The decision reflects the changing nature of the group's membership and its members' expanding scope of responsibilities. Ray says the majority of CLM members have seen big changes in their jobs in the past decade. "We interact with more people within and outside our organizations" he noted. "Our members want to know about collaboration, visibility, integration. They want to understand the connectivity in all these things and learn how they can more effectively execute." No doubt this is true; and if it isn't, it should be.

But some worry that the titles may be getting a little too far ahead of the game. As we wrote earlier this year, you cannot transform logisticians into qualified supply chain executives with a stroke of the pen (or several strokes, in this case). Many fine logisticians simply haven't yet mastered the skills required to take command of the sprawling supply chain—the human relations skills, the negotiating expertise, and the ability to secure consensus among independently managed functions.

How do the CLM members themselves feel about the name change? Our informal (and admittedly unscientific) poll of conference attendees revealed some ambivalence. Even two venerable educators who have spent years promoting the notion of the "supply chain" felt we may be reaching too far. As one put it, "All of a sudden, everyone wants to be a strategist and view the issues from 30,000 feet. The major emphasis still needs to be on blocking and tackling."

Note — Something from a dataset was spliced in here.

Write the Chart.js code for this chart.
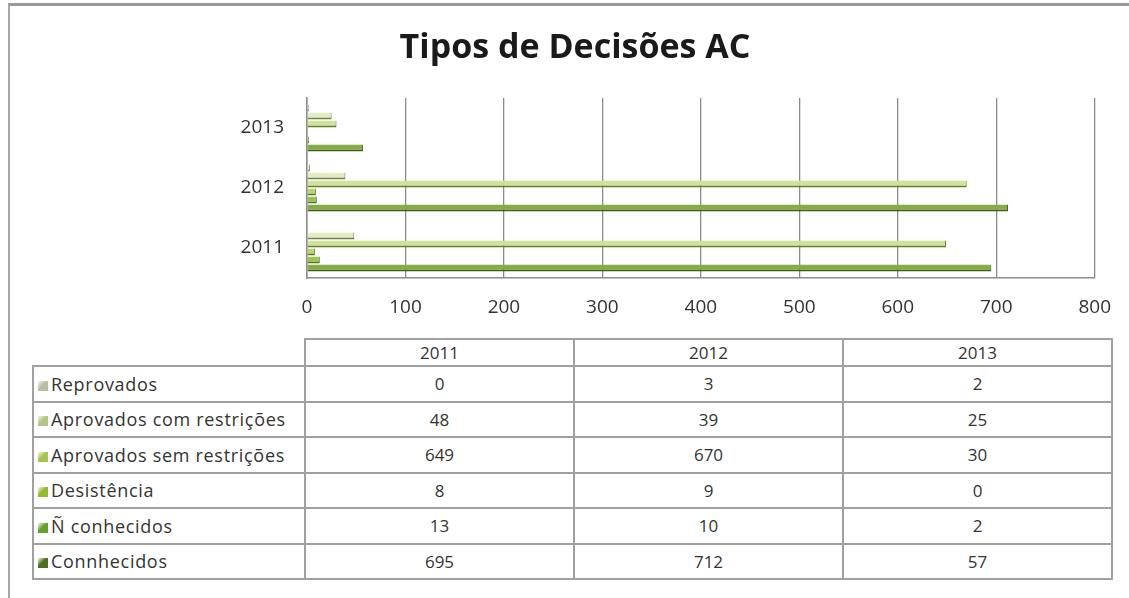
<!DOCTYPE html>
<html>
<head>
<meta charset="utf-8">
<script src="https://cdn.jsdelivr.net/npm/chart.js@4/dist/chart.umd.min.js"></script>
<style>
  html, body { margin: 0; padding: 0; background: #fff; }
  body { width: 1129px; height: 598px; position: relative; overflow: hidden; font-family: 'Open Sans', sans-serif; }
  .frame { position: absolute; left: 8px; top: 3px; width: 1130px; height: 620px;
           border-left: 2px solid #a8a8a8; border-top: 3px solid #9a9a9a; }
  #wrap { position: absolute; left: 0; top: 0; width: 1129px; height: 330px; }
  table { position: absolute; left: 32px; top: 338px; border-collapse: collapse; color: #333; font-size: 17px; }
  td, th { border: 2px solid #a0a0a0; padding: 0; font-weight: normal; }
  th { height: 25px; text-align: center; width: 267px; }
  th.blank { border-top: none; border-left: none; width: 271px; }
  td { height: 33.5px; text-align: center; }
  td.name { text-align: left; padding-left: 4px; white-space: nowrap; font-size: 18px; letter-spacing: 0.7px; }
  .key { display: inline-block; width: 10px; height: 10px; margin-right: 3px; vertical-align: 0px; }
</style>
</head>
<body>
<div class="frame"></div>
<div id="wrap"><canvas id="chart" width="1129" height="330"></canvas></div>
<table id="tbl"></table>
<script>
// data
const years = ['2011', '2012', '2013'];
const seriesNames = ['Reprovados', 'Aprovados com restrições', 'Aprovados sem restrições', 'Desistência', 'Ñ conhecidos', 'Connhecidos'];
const reprovados = [0, 3, 2];
const aprovadosCom = [48, 39, 25];
const aprovadosSem = [649, 670, 30];
const desistencia = [8, 9, 0];
const naoConhecidos = [13, 10, 2];
const conhecidos = [695, 712, 57];
const xTicks = [0, 100, 200, 300, 400, 500, 600, 700, 800];

const fills = ['#eef3e2', '#e2edc4', '#cfe39a', '#b7d46e', '#9cc252', '#86ad45'];
const edges = ['#8a8f7a', '#6f7f4a', '#5f7f2a', '#587a22', '#4f7420', '#3f5c17'];
const keys = ['#b9bda5', '#b3c584', '#a2c552', '#93bd2f', '#64a12a', '#4e6e21'];

const allSeries = [reprovados, aprovadosCom, aprovadosSem, desistencia, naoConhecidos, conhecidos];

const datasets = allSeries.map((vals, i) => ({
  label: seriesNames[i],
  data: vals,
  backgroundColor: fills[i],
  borderColor: edges[i],
  borderWidth: { top: 0, right: 1, bottom: 2, left: 0 },
  borderSkipped: false,
  categoryPercentage: 0.8,
  barPercentage: 0.85
}));

const textColor = '#333';
new Chart(document.getElementById('chart'), {
  type: 'bar',
  data: { labels: years, datasets },
  options: {
    indexAxis: 'y',
    responsive: false,
    animation: false,
    layout: { padding: { left: 53, right: 32, top: 0, bottom: 12.6 } },
    plugins: {
      legend: { display: false },
      tooltip: { enabled: false },
      title: {
        display: true,
        text: 'Tipos de Decisões AC',
        color: '#1a1a1a',
        font: { family: 'Open Sans', size: 34, weight: 'bold' },
        padding: { top: 27.6, bottom: 29.6 }
      }
    },
    scales: {
      x: {
        min: 0, max: 800,
        afterBuildTicks: s => { s.ticks = xTicks.map(v => ({ value: v })); },
        afterFit: s => { s.height = 39.4; },
        grid: { color: '#8c8c8c', lineWidth: 1.3, drawTicks: false },
        border: { display: true, color: '#8c8c8c', width: 1.5 },
        ticks: { color: textColor, padding: 18, maxRotation: 0, font: { family: 'Open Sans', size: 19 } }
      },
      y: {
        reverse: true,
        afterFit: s => { s.width = 254; },
        grid: { display: false, drawTicks: false },
        border: { display: true, color: '#8c8c8c', width: 1.5 },
        ticks: { color: textColor, padding: 23, font: { family: 'Open Sans', size: 19 } }
      }
    }
  }
});

// data table under the chart
const tbl = document.getElementById('tbl');
let html = '<tr><th class="blank"></th>' + years.map(y => '<th>' + y + '</th>').join('') + '</tr>';
seriesNames.forEach((name, i) => {
  html += '<tr><td class="name"><span class="key" style="background:linear-gradient(135deg,#f4f7ea,' + keys[i] + ' 45%,' + keys[i] + ')"></span>' + name + '</td>' +
    allSeries[i].map(v => '<td>' + v + '</td>').join('') + '</tr>';
});
tbl.innerHTML = html;
</script>
</body>
</html>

Still, our poll failed to uncover any serious opposition. Comments ranged from the lukewarm endorsement ("I guess it's OK") to the downright optimistic ("At least it will educate those corporate officers who understand the supply chain, but still believe all the logistics experts are in the military").

But no one was able to muster much enthusiasm for the name itself. It's simply too cumbersome, members told us, and it has no comfortable acronym.

One CLM officer dismissed those concerns by suggesting that the organization would in all likelihood become known simply as "the council." To me this sounds a little sinister, bringing to mind shady characters slinking about in the shadows, admitting only when pressed that they work for "the agency."

That's not to say we won't work our way through this. As one logistics executive cheerfully observed, "The name is just a pothole in the road to what the organization is trying to accomplish."

Certainly, the group gives every indication that it's barreling ahead with its mission to be the profession's preeminent educational organization, and the conference itself reflected that. The keynote address was delivered by The Right Honorable John Major, former British Prime Minister, a most impressive opening to a high-level event. But we might have been better served by inviting Vanna White. We need a vowel.